Job: Find the word "chart" in the data. Return every line where it appears.

Supplied data:
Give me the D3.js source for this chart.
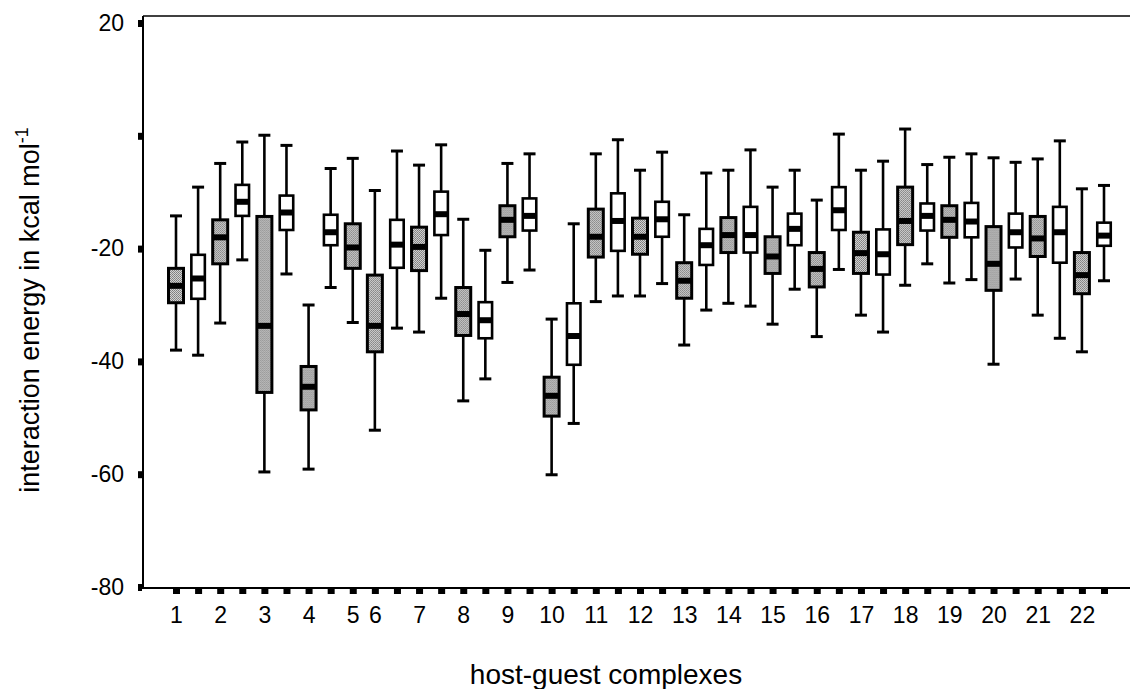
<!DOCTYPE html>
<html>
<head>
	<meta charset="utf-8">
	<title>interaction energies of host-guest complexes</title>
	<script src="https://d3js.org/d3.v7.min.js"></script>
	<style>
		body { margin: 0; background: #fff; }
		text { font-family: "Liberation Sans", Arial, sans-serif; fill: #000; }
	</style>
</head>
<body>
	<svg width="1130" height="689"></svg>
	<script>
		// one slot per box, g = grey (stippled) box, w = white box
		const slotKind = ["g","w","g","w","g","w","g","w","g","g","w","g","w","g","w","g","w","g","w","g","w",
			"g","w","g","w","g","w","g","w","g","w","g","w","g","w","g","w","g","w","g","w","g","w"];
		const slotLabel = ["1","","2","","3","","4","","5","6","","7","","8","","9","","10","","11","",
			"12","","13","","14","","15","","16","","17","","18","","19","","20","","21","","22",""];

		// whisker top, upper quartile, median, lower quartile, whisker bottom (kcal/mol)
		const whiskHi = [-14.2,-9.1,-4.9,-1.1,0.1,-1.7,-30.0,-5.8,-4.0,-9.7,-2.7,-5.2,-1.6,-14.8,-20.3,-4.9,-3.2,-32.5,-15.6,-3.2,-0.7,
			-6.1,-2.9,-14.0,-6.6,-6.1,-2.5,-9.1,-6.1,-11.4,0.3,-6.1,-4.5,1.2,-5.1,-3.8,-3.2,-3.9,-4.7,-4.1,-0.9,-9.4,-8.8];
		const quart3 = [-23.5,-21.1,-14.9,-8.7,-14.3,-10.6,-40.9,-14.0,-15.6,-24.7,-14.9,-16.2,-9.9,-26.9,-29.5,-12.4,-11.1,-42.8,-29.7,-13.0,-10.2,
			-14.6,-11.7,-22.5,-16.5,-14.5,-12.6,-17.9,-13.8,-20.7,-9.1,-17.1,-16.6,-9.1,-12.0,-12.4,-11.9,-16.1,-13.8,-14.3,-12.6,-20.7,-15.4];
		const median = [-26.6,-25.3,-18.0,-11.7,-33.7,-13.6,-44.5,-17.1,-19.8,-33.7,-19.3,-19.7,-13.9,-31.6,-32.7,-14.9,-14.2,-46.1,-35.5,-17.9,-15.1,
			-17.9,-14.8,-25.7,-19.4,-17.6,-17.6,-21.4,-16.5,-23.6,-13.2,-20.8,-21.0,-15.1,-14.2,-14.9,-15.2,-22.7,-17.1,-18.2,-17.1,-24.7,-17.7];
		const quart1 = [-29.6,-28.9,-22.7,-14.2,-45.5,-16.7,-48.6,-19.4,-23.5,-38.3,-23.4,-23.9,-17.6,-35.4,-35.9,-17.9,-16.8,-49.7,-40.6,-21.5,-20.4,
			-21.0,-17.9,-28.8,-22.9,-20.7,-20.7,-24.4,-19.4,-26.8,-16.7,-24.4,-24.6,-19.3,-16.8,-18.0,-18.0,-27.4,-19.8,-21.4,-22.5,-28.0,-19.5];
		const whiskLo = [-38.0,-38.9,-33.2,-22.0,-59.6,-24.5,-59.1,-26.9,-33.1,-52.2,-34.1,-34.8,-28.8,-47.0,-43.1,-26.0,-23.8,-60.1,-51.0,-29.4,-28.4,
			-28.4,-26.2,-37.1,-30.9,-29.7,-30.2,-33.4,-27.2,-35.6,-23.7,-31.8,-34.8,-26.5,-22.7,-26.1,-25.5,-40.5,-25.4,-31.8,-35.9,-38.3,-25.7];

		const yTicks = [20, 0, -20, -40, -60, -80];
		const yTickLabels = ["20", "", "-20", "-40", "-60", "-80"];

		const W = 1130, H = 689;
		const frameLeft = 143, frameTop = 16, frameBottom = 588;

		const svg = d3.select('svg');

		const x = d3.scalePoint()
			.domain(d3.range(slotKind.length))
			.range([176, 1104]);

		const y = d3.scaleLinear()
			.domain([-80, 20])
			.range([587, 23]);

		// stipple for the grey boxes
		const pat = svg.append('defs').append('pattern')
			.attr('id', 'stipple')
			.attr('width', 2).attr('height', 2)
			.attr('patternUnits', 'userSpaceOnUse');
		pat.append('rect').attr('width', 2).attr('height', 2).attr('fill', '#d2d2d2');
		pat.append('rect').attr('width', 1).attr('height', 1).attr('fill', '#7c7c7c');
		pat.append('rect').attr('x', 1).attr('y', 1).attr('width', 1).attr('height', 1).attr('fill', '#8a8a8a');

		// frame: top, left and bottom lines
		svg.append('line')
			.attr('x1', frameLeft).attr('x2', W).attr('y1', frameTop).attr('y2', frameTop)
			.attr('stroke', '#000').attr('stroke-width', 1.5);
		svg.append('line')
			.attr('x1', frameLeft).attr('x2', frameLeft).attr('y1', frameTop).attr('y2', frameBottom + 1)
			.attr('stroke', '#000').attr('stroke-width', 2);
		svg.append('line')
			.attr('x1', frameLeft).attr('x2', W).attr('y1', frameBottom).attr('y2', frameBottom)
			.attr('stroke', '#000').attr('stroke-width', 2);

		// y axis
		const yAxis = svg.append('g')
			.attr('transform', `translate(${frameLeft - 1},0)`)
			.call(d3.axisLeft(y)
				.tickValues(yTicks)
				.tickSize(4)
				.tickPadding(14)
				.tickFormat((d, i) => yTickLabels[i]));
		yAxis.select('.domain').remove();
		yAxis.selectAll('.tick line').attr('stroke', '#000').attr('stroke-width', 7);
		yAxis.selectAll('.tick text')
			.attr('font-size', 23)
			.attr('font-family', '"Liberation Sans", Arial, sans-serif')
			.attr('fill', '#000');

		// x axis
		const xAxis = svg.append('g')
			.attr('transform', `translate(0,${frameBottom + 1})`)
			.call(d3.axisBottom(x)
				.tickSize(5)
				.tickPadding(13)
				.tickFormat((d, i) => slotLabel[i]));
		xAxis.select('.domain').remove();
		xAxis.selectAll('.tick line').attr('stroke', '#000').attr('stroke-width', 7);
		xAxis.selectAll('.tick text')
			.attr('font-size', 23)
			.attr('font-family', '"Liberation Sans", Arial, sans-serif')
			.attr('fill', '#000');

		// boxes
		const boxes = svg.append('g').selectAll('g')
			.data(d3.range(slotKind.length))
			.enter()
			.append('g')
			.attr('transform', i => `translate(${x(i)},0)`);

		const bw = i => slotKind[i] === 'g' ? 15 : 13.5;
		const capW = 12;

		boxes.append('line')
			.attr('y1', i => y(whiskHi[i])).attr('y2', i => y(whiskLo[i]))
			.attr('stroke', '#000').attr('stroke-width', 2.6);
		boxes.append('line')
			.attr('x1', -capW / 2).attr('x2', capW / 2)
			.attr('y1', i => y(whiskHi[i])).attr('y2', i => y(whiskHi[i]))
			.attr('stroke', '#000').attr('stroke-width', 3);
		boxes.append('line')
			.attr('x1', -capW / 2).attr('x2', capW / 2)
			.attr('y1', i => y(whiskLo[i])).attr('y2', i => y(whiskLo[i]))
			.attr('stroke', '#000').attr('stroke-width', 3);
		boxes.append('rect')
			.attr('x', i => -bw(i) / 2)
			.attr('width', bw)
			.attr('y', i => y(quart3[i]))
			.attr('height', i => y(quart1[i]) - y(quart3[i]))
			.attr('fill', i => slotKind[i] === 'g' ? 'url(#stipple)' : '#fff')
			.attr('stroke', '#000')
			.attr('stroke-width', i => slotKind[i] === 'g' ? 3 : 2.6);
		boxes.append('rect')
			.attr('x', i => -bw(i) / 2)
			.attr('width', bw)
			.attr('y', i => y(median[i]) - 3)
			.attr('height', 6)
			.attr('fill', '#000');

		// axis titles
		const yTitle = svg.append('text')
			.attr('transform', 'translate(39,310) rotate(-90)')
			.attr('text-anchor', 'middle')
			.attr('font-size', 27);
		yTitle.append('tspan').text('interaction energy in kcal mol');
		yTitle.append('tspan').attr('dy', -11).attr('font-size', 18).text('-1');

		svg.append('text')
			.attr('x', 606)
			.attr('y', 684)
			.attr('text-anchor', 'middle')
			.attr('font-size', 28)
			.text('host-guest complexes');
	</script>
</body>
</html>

==

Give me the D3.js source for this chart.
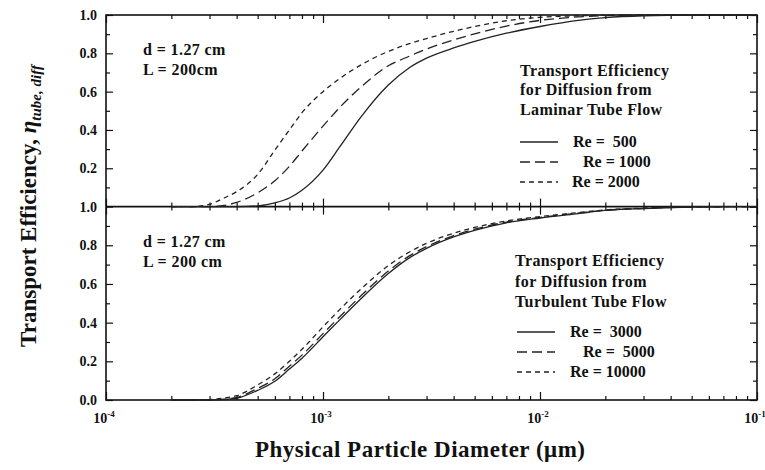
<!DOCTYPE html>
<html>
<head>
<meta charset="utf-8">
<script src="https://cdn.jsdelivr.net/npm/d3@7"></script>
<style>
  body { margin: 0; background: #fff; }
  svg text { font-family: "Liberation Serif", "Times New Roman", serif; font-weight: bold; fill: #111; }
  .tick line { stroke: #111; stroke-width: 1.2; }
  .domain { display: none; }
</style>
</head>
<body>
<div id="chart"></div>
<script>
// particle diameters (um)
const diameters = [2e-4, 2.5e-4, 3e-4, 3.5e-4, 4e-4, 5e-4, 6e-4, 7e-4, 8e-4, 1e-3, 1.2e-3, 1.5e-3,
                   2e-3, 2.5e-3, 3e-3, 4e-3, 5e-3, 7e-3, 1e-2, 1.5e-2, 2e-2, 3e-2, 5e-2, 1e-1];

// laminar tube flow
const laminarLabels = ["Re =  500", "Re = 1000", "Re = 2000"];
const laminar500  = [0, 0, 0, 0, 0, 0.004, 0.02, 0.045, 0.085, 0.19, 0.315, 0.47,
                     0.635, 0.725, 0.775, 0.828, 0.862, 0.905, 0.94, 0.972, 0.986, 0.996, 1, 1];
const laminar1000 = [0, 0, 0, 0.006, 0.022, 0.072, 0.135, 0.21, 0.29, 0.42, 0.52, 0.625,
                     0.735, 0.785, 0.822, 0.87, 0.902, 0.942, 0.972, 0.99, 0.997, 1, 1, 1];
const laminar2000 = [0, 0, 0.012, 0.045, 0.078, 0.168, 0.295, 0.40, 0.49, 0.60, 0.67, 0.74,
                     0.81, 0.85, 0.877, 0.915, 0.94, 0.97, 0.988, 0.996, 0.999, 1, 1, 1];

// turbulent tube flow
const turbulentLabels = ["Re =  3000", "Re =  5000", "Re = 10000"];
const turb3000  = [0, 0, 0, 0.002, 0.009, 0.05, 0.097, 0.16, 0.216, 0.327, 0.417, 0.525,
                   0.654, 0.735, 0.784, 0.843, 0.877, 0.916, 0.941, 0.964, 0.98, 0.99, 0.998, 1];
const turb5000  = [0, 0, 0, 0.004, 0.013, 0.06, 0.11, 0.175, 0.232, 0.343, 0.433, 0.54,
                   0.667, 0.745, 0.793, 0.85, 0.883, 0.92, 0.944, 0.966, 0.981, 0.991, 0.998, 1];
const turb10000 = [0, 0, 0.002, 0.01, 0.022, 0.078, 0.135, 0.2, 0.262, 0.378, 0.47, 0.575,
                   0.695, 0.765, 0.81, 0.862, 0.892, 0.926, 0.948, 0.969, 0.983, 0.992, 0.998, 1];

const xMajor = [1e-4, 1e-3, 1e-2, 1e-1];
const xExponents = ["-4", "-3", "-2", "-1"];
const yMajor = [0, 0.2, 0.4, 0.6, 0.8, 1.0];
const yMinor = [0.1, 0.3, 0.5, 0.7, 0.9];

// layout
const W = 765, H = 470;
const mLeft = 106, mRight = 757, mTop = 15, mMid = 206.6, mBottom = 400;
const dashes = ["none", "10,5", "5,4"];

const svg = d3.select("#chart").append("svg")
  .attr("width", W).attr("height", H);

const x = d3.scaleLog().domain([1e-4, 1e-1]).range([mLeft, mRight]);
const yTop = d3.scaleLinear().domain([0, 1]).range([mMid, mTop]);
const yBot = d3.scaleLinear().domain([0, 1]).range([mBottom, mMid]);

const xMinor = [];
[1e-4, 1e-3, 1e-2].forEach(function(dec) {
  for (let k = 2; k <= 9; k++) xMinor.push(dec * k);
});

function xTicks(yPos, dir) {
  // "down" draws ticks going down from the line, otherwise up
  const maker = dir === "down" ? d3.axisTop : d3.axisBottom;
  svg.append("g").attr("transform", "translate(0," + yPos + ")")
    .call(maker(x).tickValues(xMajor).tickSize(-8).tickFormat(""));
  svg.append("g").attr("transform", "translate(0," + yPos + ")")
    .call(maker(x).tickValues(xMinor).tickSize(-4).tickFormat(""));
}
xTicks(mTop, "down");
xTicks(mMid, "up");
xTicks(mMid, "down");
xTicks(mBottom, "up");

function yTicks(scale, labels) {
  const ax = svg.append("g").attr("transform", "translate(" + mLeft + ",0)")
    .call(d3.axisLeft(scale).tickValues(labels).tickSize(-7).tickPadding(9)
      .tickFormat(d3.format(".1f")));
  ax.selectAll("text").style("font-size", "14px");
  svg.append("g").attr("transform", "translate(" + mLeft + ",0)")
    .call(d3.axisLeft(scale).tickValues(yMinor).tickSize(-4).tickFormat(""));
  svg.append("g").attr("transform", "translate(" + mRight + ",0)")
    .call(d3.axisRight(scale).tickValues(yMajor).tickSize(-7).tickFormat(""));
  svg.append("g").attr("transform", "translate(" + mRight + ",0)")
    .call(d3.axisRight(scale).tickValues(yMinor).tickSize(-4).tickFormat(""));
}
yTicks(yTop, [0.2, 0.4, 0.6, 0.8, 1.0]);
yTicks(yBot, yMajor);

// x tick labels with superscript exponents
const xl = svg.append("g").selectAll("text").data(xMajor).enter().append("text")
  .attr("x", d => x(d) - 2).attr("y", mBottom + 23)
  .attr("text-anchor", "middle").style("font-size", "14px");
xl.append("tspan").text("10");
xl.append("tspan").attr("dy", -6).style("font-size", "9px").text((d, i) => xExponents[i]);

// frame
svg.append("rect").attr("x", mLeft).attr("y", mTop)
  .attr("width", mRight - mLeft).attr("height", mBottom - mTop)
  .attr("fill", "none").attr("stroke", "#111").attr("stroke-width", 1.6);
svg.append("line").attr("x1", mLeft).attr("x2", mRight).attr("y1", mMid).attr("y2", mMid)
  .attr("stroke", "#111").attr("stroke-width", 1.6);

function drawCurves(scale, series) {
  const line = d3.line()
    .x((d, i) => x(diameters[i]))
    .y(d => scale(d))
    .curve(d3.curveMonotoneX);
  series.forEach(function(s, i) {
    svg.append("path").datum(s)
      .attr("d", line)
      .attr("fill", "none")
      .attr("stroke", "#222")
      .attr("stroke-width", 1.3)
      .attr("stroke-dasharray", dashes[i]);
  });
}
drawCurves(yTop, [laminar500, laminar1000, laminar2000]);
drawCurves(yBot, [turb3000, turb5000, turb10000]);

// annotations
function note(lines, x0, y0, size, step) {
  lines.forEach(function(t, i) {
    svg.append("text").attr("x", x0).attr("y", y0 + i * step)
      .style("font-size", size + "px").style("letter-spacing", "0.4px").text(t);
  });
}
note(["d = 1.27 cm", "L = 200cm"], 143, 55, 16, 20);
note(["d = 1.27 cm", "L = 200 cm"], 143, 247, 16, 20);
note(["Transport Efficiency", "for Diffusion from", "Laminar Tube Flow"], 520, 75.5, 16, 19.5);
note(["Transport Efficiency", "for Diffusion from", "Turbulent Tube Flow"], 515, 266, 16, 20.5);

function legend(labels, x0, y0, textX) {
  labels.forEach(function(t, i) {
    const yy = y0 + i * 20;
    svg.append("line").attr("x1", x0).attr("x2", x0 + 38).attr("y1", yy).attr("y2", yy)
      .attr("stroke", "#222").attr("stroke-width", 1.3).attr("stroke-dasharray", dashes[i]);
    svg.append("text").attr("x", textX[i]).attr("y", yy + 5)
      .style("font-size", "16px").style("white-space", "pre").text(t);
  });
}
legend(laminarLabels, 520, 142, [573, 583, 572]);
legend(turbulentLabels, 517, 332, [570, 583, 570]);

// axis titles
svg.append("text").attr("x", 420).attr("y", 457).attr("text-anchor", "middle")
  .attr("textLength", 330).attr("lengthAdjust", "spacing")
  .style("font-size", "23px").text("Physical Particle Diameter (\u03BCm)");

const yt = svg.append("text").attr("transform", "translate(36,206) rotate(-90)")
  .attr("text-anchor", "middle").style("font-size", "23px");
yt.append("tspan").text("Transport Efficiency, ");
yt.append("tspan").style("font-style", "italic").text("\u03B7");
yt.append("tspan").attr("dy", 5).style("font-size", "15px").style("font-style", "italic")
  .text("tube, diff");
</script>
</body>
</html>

Solution to this exercise:
Give me the D3.js source for this chart.
Give me the D3.js source for this chart.
<div id="chart"></div>
const svg = d3.select("#chart").append("svg")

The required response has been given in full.